# TASK TO COMPLETE
Quote from the first line below through the line that contains "type Pt = [number, number];", both included, and leave the pictures out.

==== GIVEN INFORMATION ====

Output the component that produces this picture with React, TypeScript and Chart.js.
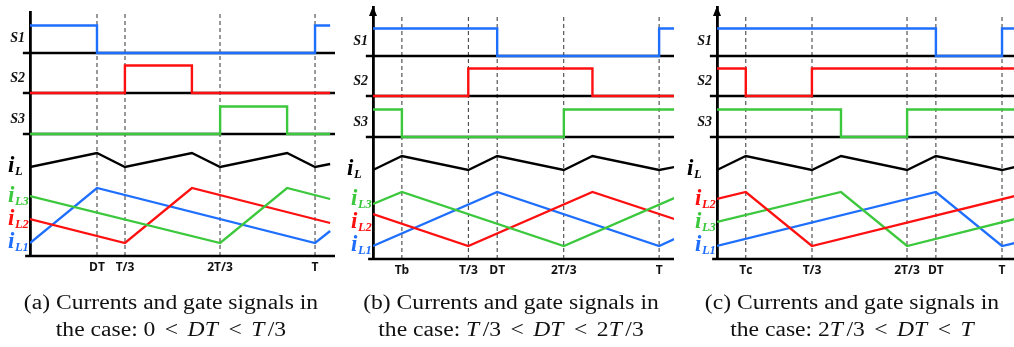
import React, { useEffect, useRef } from 'react';
import { Chart, registerables } from 'chart.js';

Chart.register(...registerables);

type Pt = [number, number];

// ---------- Panel (a): 0 < DT < T/3 (time in units of T) ----------
const A_TICK_VALUES = [0.235, 1 / 3, 2 / 3, 1];
const A_TICK_LABELS = ['DT', 'T/3', '2T/3', 'T'];
const A_S1: Pt[] = [[0, 1], [0.235, 0], [1, 1], [1.053, 1]];
const A_S2: Pt[] = [[0, 0], [0.333, 1], [0.568, 0], [1.053, 0]];
const A_S3: Pt[] = [[0, 0], [0.667, 1], [0.902, 0], [1.053, 0]];
const A_IL: Pt[] = [[0, 89], [0.235, 103], [0.333, 89], [0.568, 103], [0.667, 89], [0.902, 103], [1, 89], [1.053, 92]];
const A_IL1: Pt[] = [[0, 13], [0.235, 68], [1, 13], [1.053, 25]];
const A_IL2: Pt[] = [[0, 37], [0.333, 13], [0.568, 68], [1.053, 33]];
const A_IL3: Pt[] = [[0, 60], [0.667, 13], [0.902, 68], [1.053, 57]];

// ---------- Panel (b): T/3 < DT < 2T/3 ----------
const B_TICK_VALUES = [0.101, 1 / 3, 0.434, 2 / 3, 1];
const B_TICK_LABELS = ['Tb', 'T/3', 'DT', '2T/3', 'T'];
const B_S1: Pt[] = [[0, 1], [0.434, 0], [1, 1], [1.053, 1]];
const B_S2: Pt[] = [[0, 0], [0.333, 1], [0.767, 0], [1.053, 0]];
const B_S3: Pt[] = [[0, 1], [0.101, 0], [0.667, 1], [1.053, 1]];
const B_IL: Pt[] = [[0, 89], [0.101, 103], [0.333, 89], [0.434, 103], [0.667, 89], [0.767, 103], [1, 89], [1.053, 92]];
const B_IL1: Pt[] = [[0, 13], [0.434, 67], [1, 13], [1.053, 20]];
const B_IL2: Pt[] = [[0, 45], [0.333, 13], [0.767, 67], [1.053, 40]];
const B_IL3: Pt[] = [[0, 55], [0.101, 67], [0.667, 13], [1.053, 61]];

// ---------- Panel (c): 2T/3 < DT < T ----------
const C_TICK_VALUES = [0.101, 1 / 3, 2 / 3, 0.768, 1];
const C_TICK_LABELS = ['Tc', 'T/3', '2T/3', 'DT', 'T'];
const C_S1: Pt[] = [[0, 1], [0.768, 0], [1, 1], [1.06, 1]];
const C_S2: Pt[] = [[0, 1], [0.101, 0], [0.333, 1], [1.06, 1]];
const C_S3: Pt[] = [[0, 1], [0.435, 0], [0.667, 1], [1.06, 1]];
const C_IL: Pt[] = [[0, 89], [0.101, 103], [0.333, 89], [0.435, 103], [0.667, 89], [0.768, 103], [1, 89], [1.06, 93]];
const C_IL1: Pt[] = [[0, 13], [0.768, 67], [1, 13], [1.06, 17]];
const C_IL2: Pt[] = [[0, 60], [0.101, 67], [0.333, 13], [1.06, 64]];
const C_IL3: Pt[] = [[0, 37], [0.435, 67], [0.667, 13], [1.06, 41]];

const GATE_NAMES = ['S1', 'S2', 'S3'];
const CAPTION_TITLES = ['(a) Currents and gate signals in', '(b) Currents and gate signals in', '(c) Currents and gate signals in'];

// ---------- styling / layout ----------
const BLUE = '#1f6fff';
const RED = '#ff1010';
const GREEN = '#3cc83c';
const GATE_COLORS = [BLUE, RED, GREEN];
const GATE_BASE = [203, 163, 122];
const GATE_AMP = 27.5;
const DASH_TOP = 244;
const CANVAS_H = 290;

type Phase = { sub: string; color: string; data: Pt[] };
type Panel = {
  left: number; width: number; padLeft: number; padRight: number; padTop: number; padBottom: number;
  xMax: number; yMax: number; arrow: boolean; iLOffset: number;
  ticks: number[]; tickLabels: string[]; gates: Pt[][]; iL: Pt[]; phases: Phase[];
};

const PHASE_LABEL_Y = [54, 31, 8];
const IL_LABEL_Y = 84;

const PANELS: Panel[] = [
  {
    left: 0, width: 340, padLeft: 30, padRight: 5, padTop: 12, padBottom: 14, xMax: 1.07, yMax: 244, arrow: false, iLOffset: 22,
    ticks: A_TICK_VALUES, tickLabels: A_TICK_LABELS, gates: [A_S1, A_S2, A_S3], iL: A_IL,
    phases: [
      { sub: 'L3', color: GREEN, data: A_IL3 },
      { sub: 'L2', color: RED, data: A_IL2 },
      { sub: 'L1', color: BLUE, data: A_IL1 },
    ],
  },
  {
    left: 340, width: 340, padLeft: 33, padRight: 6, padTop: 7, padBottom: 11, xMax: 1.052, yMax: 252, arrow: true, iLOffset: 26,
    ticks: B_TICK_VALUES, tickLabels: B_TICK_LABELS, gates: [B_S1, B_S2, B_S3], iL: B_IL,
    phases: [
      { sub: 'L3', color: GREEN, data: B_IL3 },
      { sub: 'L2', color: RED, data: B_IL2 },
      { sub: 'L1', color: BLUE, data: B_IL1 },
    ],
  },
  {
    left: 680, width: 334, padLeft: 37, padRight: 0, padTop: 7, padBottom: 11, xMax: 1.042, yMax: 252, arrow: true, iLOffset: 30,
    ticks: C_TICK_VALUES, tickLabels: C_TICK_LABELS, gates: [C_S1, C_S2, C_S3], iL: C_IL,
    phases: [
      { sub: 'L2', color: RED, data: C_IL2 },
      { sub: 'L3', color: GREEN, data: C_IL3 },
      { sub: 'L1', color: BLUE, data: C_IL1 },
    ],
  },
];

function makeLabelPlugin(p: Panel) {
  return {
    id: 'sideLabels',
    afterDatasetsDraw(chart: any) {
      const { ctx, chartArea } = chart;
      const y = chart.scales.y;
      const ax = chartArea.left;
      ctx.save();
      if (p.arrow) {
        ctx.fillStyle = '#000';
        ctx.beginPath();
        ctx.moveTo(ax, chartArea.top - 1);
        ctx.lineTo(ax - 4, chartArea.top + 9);
        ctx.lineTo(ax + 4, chartArea.top + 9);
        ctx.closePath();
        ctx.fill();
      }
      ctx.fillStyle = '#111';
      ctx.textAlign = 'right';
      ctx.textBaseline = 'alphabetic';
      ctx.font = 'italic bold 14px "Liberation Serif"';
      GATE_NAMES.forEach((n, i) => {
        ctx.fillText(n, ax - 5, y.getPixelForValue(GATE_BASE[i] + 11.5));
      });
      ctx.textAlign = 'left';
      const drawI = (x: number, yy: number, sub: string, color: string) => {
        ctx.fillStyle = color;
        ctx.font = 'italic bold 23px "Liberation Serif"';
        ctx.fillText('i', x, yy);
        const w = ctx.measureText('i').width;
        ctx.font = 'italic bold 12.5px "Liberation Serif"';
        ctx.fillText(sub, x + w + 0.5, yy + 3);
      };
      drawI(ax - p.iLOffset, y.getPixelForValue(IL_LABEL_Y), 'L', '#000');
      p.phases.forEach((ph, i) => {
        drawI(ax - 22, y.getPixelForValue(PHASE_LABEL_Y[i]), ph.sub, ph.color);
      });
      ctx.restore();
    },
  };
}

const toXY = (pts: Pt[]) => pts.map(([x, y]) => ({ x, y }));

function PanelChart({ p }: { p: Panel }) {
  const ref = useRef<HTMLCanvasElement>(null);
  useEffect(() => {
    const canvas = ref.current!;
    const datasets: any[] = [];
    p.ticks.forEach((v) =>
      datasets.push({
        data: [{ x: v, y: 0 }, { x: v, y: DASH_TOP }],
        borderColor: '#333', borderWidth: 1, borderDash: [4, 3], order: 10, pointRadius: 0,
      })
    );
    datasets.push({
      data: [{ x: -0.017, y: 0 }, { x: p.xMax, y: 0 }],
      borderColor: '#000', borderWidth: 2.5, order: 6, pointRadius: 0, clip: false,
    });
    GATE_BASE.forEach((b) =>
      datasets.push({
        data: [{ x: -0.025, y: b }, { x: p.xMax, y: b }],
        borderColor: '#000', borderWidth: 2.5, order: 5, pointRadius: 0, clip: false,
      })
    );
    p.gates.forEach((g, i) =>
      datasets.push({
        data: g.map(([t, v]) => ({ x: t, y: GATE_BASE[i] + v * GATE_AMP })),
        stepped: 'before', borderColor: GATE_COLORS[i], borderWidth: 2.4, order: 1, pointRadius: 0,
      })
    );
    datasets.push({ data: toXY(p.iL), borderColor: '#000', borderWidth: 2.3, order: 1, pointRadius: 0 });
    p.phases.forEach((ph) =>
      datasets.push({ data: toXY(ph.data), borderColor: ph.color, borderWidth: 2.3, order: 1, pointRadius: 0 })
    );

    const chart = new Chart(canvas, {
      type: 'line',
      data: { datasets },
      plugins: [makeLabelPlugin(p)],
      options: {
        responsive: false,
        animation: false,
        devicePixelRatio: 1,
        events: [],
        layout: { padding: { left: p.padLeft, right: p.padRight, top: p.padTop, bottom: p.padBottom } },
        plugins: { legend: { display: false }, tooltip: { enabled: false }, title: { display: false } },
        elements: { line: { tension: 0, borderCapStyle: 'butt', borderJoinStyle: 'miter' }, point: { radius: 0 } },
        scales: {
          x: {
            type: 'linear', min: 0, max: p.xMax,
            grid: { display: false, drawTicks: false },
            border: { display: false },
            afterBuildTicks: (s: any) => { s.ticks = p.ticks.map((v) => ({ value: v })); },
            afterFit: (s: any) => { s.height = 20; },
            ticks: {
              autoSkip: false, maxRotation: 0, minRotation: 0, padding: 4, color: '#111',
              font: { family: '"Open Sans"', weight: 'bold', size: 12 },
              callback: (_v: any, i: number) => p.tickLabels[i],
            },
          },
          y: {
            type: 'linear', min: 0, max: p.yMax,
            grid: { display: false, drawTicks: false },
            border: { display: true, color: '#000', width: 2.8 },
            ticks: { display: false },
            afterFit: (s: any) => { s.width = 0; },
          },
        },
      } as any,
    });
    return () => chart.destroy();
  }, [p]);
  return (
    <canvas
      ref={ref}
      width={p.width}
      height={CANVAS_H}
      style={{ position: 'absolute', left: p.left, top: 0, width: p.width, height: CANVAS_H }}
    />
  );
}

const Rel = () => <span style={{ margin: '0 0.4em' }}>&lt;</span>;
const It = ({ children, r = 0 }: { children: any; r?: number }) => (
  <i style={{ marginRight: `${r}em` }}>{children}</i>
);

const CONDITIONS = [
  <>the case: 0<Rel /><It r={0.05}>DT</It><Rel /><It r={0.15}>T</It>/3</>,
  <>the case: <It r={0.15}>T</It>/3<Rel /><It r={0.05}>DT</It><Rel />2<It r={0.15}>T</It>/3</>,
  <>the case: 2<It r={0.15}>T</It>/3<Rel /><It r={0.05}>DT</It><Rel /><It>T</It></>,
];
const CAPTION_CENTERS = [171, 511, 852];

export default function App() {
  return (
    <div style={{ position: 'absolute', left: 0, top: 0, width: 1014, height: 347, background: '#fff', overflow: 'hidden' }}>
      {PANELS.map((p, i) => (
        <PanelChart key={i} p={p} />
      ))}
      {CAPTION_TITLES.map((t, i) => (
        <div
          key={i}
          style={{
            position: 'absolute', left: CAPTION_CENTERS[i] - 170, top: 289, width: 340,
            textAlign: 'center', fontFamily: '"Liberation Serif", serif', fontSize: 20, lineHeight: '27px',
            color: '#111', transform: 'scaleX(1.18)', transformOrigin: 'center', whiteSpace: 'nowrap',
          }}
        >
          <div>{t}</div>
          <div>{CONDITIONS[i]}</div>
        </div>
      ))}
    </div>
  );
}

====

# RESULT OF THIS EXERCISE
Output the component that produces this picture with React, TypeScript and Chart.js.
import React, { useEffect, useRef } from 'react';
import { Chart, registerables } from 'chart.js';

Chart.register(...registerables);

type Pt = [number, number];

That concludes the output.